Michael Malcolm

Personal information
- Date of birth: 13 October 1985 (age 40)
- Place of birth: Harrow, London, England
- Positions: Striker; winger;

Youth career
- 199?–1999: Wycombe Wanderers
- 1999–2005: Tottenham Hotspur

Senior career*
- Years: Team / Apps / (Gls)
- 2005–2007: Stockport County / 41 / (5)
- 2007: Kettering Town / 6 / (1)
- 2007–2008: Rushden & Diamonds / 9 / (2)
- 2008–2009: Weymouth / 37 / (9)
- 2008–2009: → Crawley Town (loan) / 25 / (4)
- 2009–2010: Crawley Town / 21 / (3)
- 2010: → Hayes & Yeading (loan) / 15 / (1)
- 2010–2011: Farnborough / 28 / (6)
- 2011–2012: Lewes / 28 / (11)
- 2012–2013: Bromley / 28 / (4)
- 2013: Whitehawk / 20 / (9)
- 2013–2014: Maidenhead United / 7 / (1)
- 2014: Wealdstone / 26 / (9)
- 2014: Whitehawk / 1 / (0)
- 2015: St Albans City / 3 / (3)
- 2015: Hayes & Yeading
- 2016: Cray Wanderers / 1 / (0)

= Michael Malcolm =

English footballer (born 1985)

Michael Duhaney Malcolm (born 13 October 1985) is an English footballer who played in the Football League for Stockport County.

==Youth career==
Malcolm joined Wycombe Wanderers as a schoolboy, but in March 2000, aged 14, was signed by Tottenham Hotspur for an initial fee of £10,000, progressing to be a trainee at Tottenham.

==Senior career==
===Stockport County===
On failing to make the grade joined Stockport County in July 2005. His league debut came on 6 August 2005 when he came on as a late substitute for Keith Briggs in a 2–2 draw at home to Mansfield Town. Malcolm was due to have a trial with Werder Bremen with a view to a permanent move, but Bremen decided to pull the plug. He was released by Stockport in May 2007 after making 41 league appearances.

===Kettering===
Malcolm signed for Conference North side Kettering Town in August 2007. He made his debut in the 2007–08 season opener at Stalybridge Celtic.

===Rushden and Diamonds===
In September 2007 he moved to Conference National side Rushden & Diamonds. After a promising home debut, Malcolm opened his account at Rushden by scoring what would prove to be the winner away at Weymouth after coming on as a second-half substitute. He joined Weymouth on non-contract terms on 4 January 2008.

===Crawley Town===
He re-signed for Crawley Town on 1 July 2010 after he was earlier unable to agree a new contract. He went out on loan to Hayes & Yeading in August 2010.

===Farnborough===
On 14 December 2010 Crawley Town announced that his contract had been cancelled.
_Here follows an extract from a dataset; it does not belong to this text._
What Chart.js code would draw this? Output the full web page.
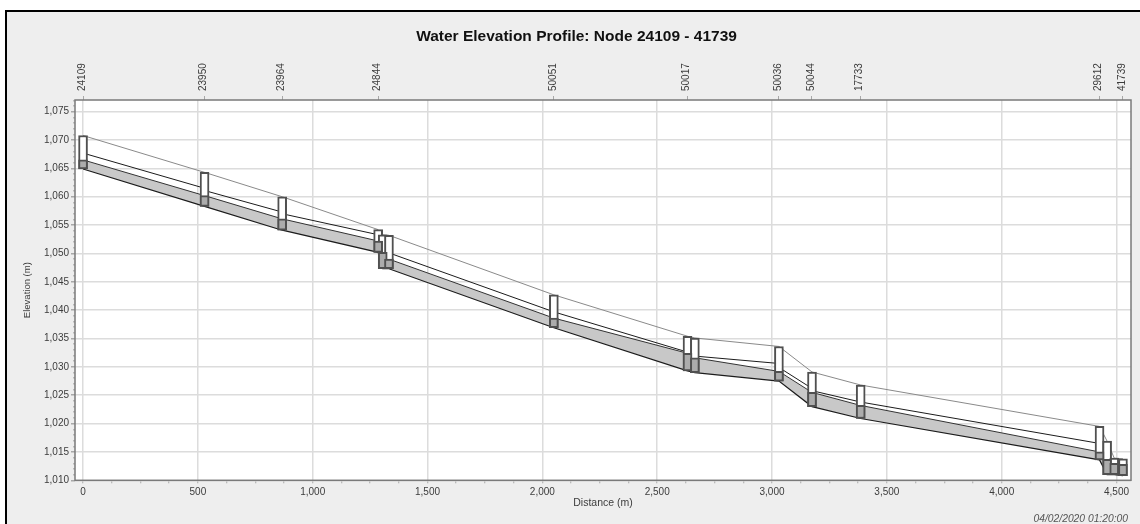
<!DOCTYPE html>
<html><head><meta charset="utf-8">
<script src="https://cdn.jsdelivr.net/npm/chart.js@4/dist/chart.umd.min.js"></script>
<style>
html,body{margin:0;padding:0;background:#fff;overflow:hidden}
#wrap{position:absolute;left:0;top:0;width:1140px;height:524px}
#panel{position:absolute;left:5px;top:10px;width:1135px;height:514px;background:#eeeeee;border-left:2px solid #000;border-top:2px solid #000;box-sizing:border-box}
canvas{position:absolute;left:0;top:0;filter:blur(0.35px)}
</style></head><body>
<div id="wrap"><div id="panel"></div><canvas id="c" width="1140" height="524"></canvas></div>
<script>
const titleText = 'Water Elevation Profile: Node 24109 - 41739';
const timestamp = '04/02/2020 01:20:00';
// nodes
const nodeX     = [0, 529, 867, 1285, 1305, 1332, 2050, 2632, 2664, 3030, 3174, 3386, 4426, 4459, 4490, 4528];
const nodeTop   = [1070.8, 1064.3, 1060.0, 1054.2, 1053.3, 1053.2, 1042.7, 1035.4, 1035.1, 1033.6, 1029.1, 1026.8, 1019.5, 1016.9, 1013.9, 1013.8];
const nodeWater = [1066.5, 1060.2, 1056.1, 1052.2, 1050.2, 1049.0, 1038.6, 1032.4, 1031.6, 1029.2, 1025.5, 1023.2, 1015.0, 1013.7, 1013.0, 1012.8];
const nodeInv   = [1064.9, 1058.3, 1054.1, 1050.2, 1047.3, 1047.3, 1036.9, 1029.3, 1029.0, 1027.5, 1023.0, 1020.9, 1013.6, 1011.0, 1011.0, 1010.8];
// labelled nodes (top axis)
const labelX = [0, 529, 867, 1285, 2050, 2632, 3030, 3174, 3386, 4426, 4528];
const labelId = ['24109','23950','23964','24844','50051','50017','50036','50044','17733','29612','41739'];
// conduit crown line (distance, elevation), steps at nodes
const crownX = [0, 529, 529, 867, 867, 1285, 1332, 2050, 2632, 2664, 3030, 3030, 3174, 3174, 3386, 4426, 4459];
const crownY = [1067.7, 1061.5, 1061.1, 1057.3, 1057.0, 1053.3, 1050.1, 1039.7, 1032.6, 1031.9, 1030.6, 1029.9, 1026.2, 1025.8, 1023.8, 1016.5, 1015.5];
// axis ticks
const xMajor = [0,500,1000,1500,2000,2500,3000,3500,4000,4500];
const xMinorStep = 125;
const yMajor = [1010,1015,1020,1025,1030,1035,1040,1045,1050,1055,1060,1065,1070,1075];

const fmt = v => v.toLocaleString('en-US');
const pts = (xs, ys) => xs.map((x,i)=>({x, y:ys[i]}));
const xTicks = []; for (let v=0;v<=4500;v+=xMinorStep) xTicks.push(v);
const yTicks = []; for (let v=1010;v<=1077;v+=1) yTicks.push(v);
const GRID='#dcdcdc', AX='#7a7a7a', TICK='#a8a8a8', TXT='#3c3c3c';
const FF='"Liberation Sans"';

const framePlugin = { id:'extra',
  beforeDraw(ch){
    const g=ch.ctx, a=ch.chartArea; g.save();
    g.fillStyle='#fff'; g.fillRect(a.left,a.top,a.right-a.left,a.bottom-a.top); g.restore();
  },
  afterDraw(ch){
    const g=ch.ctx, a=ch.chartArea; g.save();
    g.fillStyle='#555'; g.font='italic 10.3px '+FF; g.textAlign='right'; g.textBaseline='middle';
    g.fillText(timestamp,1128,519);
    g.strokeStyle=AX; g.lineWidth=1.5; g.strokeRect(a.left,a.top,a.right-a.left,a.bottom-a.top);
    g.restore();
  }};

new Chart(document.getElementById('c'),{
  data:{datasets:[
    {type:'bar',label:'Water in node',data:nodeX.map((x,i)=>({x,y:[nodeInv[i],nodeWater[i]]})),backgroundColor:'#acacac',borderColor:'#505050',borderWidth:2,borderSkipped:false,barThickness:9,grouped:false,order:1},
    {type:'bar',label:'Node',data:nodeX.map((x,i)=>({x,y:[nodeInv[i],nodeTop[i]]})),backgroundColor:'#ffffff',borderColor:'#505050',borderWidth:2,borderSkipped:false,barThickness:9,grouped:false,order:2},
    {type:'line',label:'Ground',data:pts(nodeX,nodeTop),borderColor:'#8a8a8a',borderWidth:1,pointRadius:0,tension:0,order:3},
    {type:'line',label:'Crown',data:pts(crownX,crownY),borderColor:'#1c1c1c',borderWidth:1,pointRadius:0,tension:0,order:3},
    {type:'line',label:'Water',data:pts(nodeX,nodeWater),borderColor:'#333',borderWidth:1,pointRadius:0,tension:0,fill:{target:5,above:'#c8c8c8',below:'#c8c8c8'},order:4},
    {type:'line',label:'Invert',data:pts(nodeX,nodeInv),borderColor:'#1c1c1c',borderWidth:1.2,pointRadius:0,tension:0,order:3}
  ]},
  options:{
    responsive:false,animation:false,
    layout:{padding:{left:22,right:9,top:0,bottom:0}},
    plugins:{legend:{display:false},tooltip:{enabled:false},
      title:{display:true,text:titleText,color:'#111',font:{family:FF,size:15.5,weight:'bold',lineHeight:1.2},padding:{top:27,bottom:10}}},
    scales:{
      x:{type:'linear',position:'bottom',min:-35,max:4563,offset:false,
        afterBuildTicks:s=>{s.ticks=xTicks.map(value=>({value}))},
        afterFit:s=>{s.height=43.7},
        grid:{offset:false,color:c=>xMajor.includes(c.tick&&c.tick.value)?GRID:'rgba(0,0,0,0)',lineWidth:1.5,tickColor:TICK,tickLength:3,tickWidth:1},
        border:{display:false},
        ticks:{autoSkip:false,maxRotation:0,color:TXT,padding:3,font:{family:FF,size:10},callback:v=>xMajor.includes(v)?fmt(v):''},
        title:{display:true,text:'Distance (m)',color:TXT,font:{family:FF,size:10.5},padding:{top:2,bottom:15}}},
      x2:{type:'linear',position:'top',min:-35,max:4563,offset:false,
        afterBuildTicks:s=>{s.ticks=labelX.map(value=>({value}))},
        afterFit:s=>{s.height=44.4},
        grid:{offset:false,display:true,drawOnChartArea:false,tickColor:TICK,tickLength:4},
        border:{display:false},
        ticks:{autoSkip:false,minRotation:90,maxRotation:90,labelOffset:11,color:TXT,padding:5,font:{family:FF,size:10},callback:v=>labelId[labelX.indexOf(v)]}},
      y:{type:'linear',position:'left',min:1010,max:1077.06,
        afterBuildTicks:s=>{s.ticks=yTicks.map(value=>({value}))},
        afterFit:s=>{s.width=53},
        grid:{color:c=>yMajor.includes(c.tick&&c.tick.value)?GRID:'rgba(0,0,0,0)',lineWidth:1.5,
          tickColor:c=>yMajor.includes(c.tick&&c.tick.value)?TICK:'#bcbcbc',
          tickBorderDash:c=>yMajor.includes(c.tick&&c.tick.value)?[]:[0,2,2,10],tickLength:4},
        border:{display:false},
        ticks:{autoSkip:false,color:TXT,padding:2,font:{family:FF,size:10},callback:v=>yMajor.includes(v)?fmt(v):''},
        title:{display:true,text:'Elevation (m)',color:TXT,font:{family:FF,size:9.5},padding:{top:0,bottom:6}}}
    }
  },
  plugins:[framePlugin]
});
</script></body></html>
Later that month he signed for Farnborough.

===Lewes===
In July 2011 Malcolm signed for Lewes in the Isthmian League Premier Division.

===Bromley===
On 3 February, he signed for Conference South side Bromley. He scored Bromley's equaliser in their 1–1 away draw with Thurrock on his debut on 14 February 2012. Bromley announced on 4 January 2013 that Malcolm was leaving the club with immediate effect, by mutual agreement.

===Whitehawk===
In July 2013, Malcolm signed for Ryman Premier side Whitehawk.

===Maidenhead United===
Malcolm signed for Conference South side Maidenhead United in July 2013 on a free transfer.

===Wealdstone===
On 25 January, Malcolm scored a deft header to score his first goal for Wealdstone after joining.

===Second spell at Whitehawk===
For the 2014/15 season, Malcolm rejoined Whitehawk, but only made one appearance for the team.

===St Alban's City===
In 2015, Malcolm joined National League South side St Alban's City, going on to make 16 appearances, scoring 4 goals.

===Cambridge City===
In September 2015, Malcolm signed for Southern League side Cambridge City. He went on to make 19 appearances for the side, scoring 9 goals in total.

===Staines Town===
In December 2015, Malcolm left Cambridge after finding it hard to travel to the games and subsequently joined Southern League Premier Division side Staines Town.

===Cray Wanderers===
Later in the same season, Malcolm moved to Northamptonshire club Cray Wanderers for a short period, making one appearance.

===Hayes and Yeading===
Malcolm saw off the rest of the 2015/16 season at Southern League side Hayes and Yeading United, making one appearance.

===Chalfont St Peter===
Malcolm joined fellow Southern League side Chalfont St Peter, making three cup appearances for the Buckinghamshire side.

===Barton Rovers===
In November 2016, Malcolm signed for Barton Rovers. He made 24 appearances in all competitions, scoring 4 goals in the process.

===Hanwell Town===
For the 2017/18 season, Malcolm signed for Hanwell Town.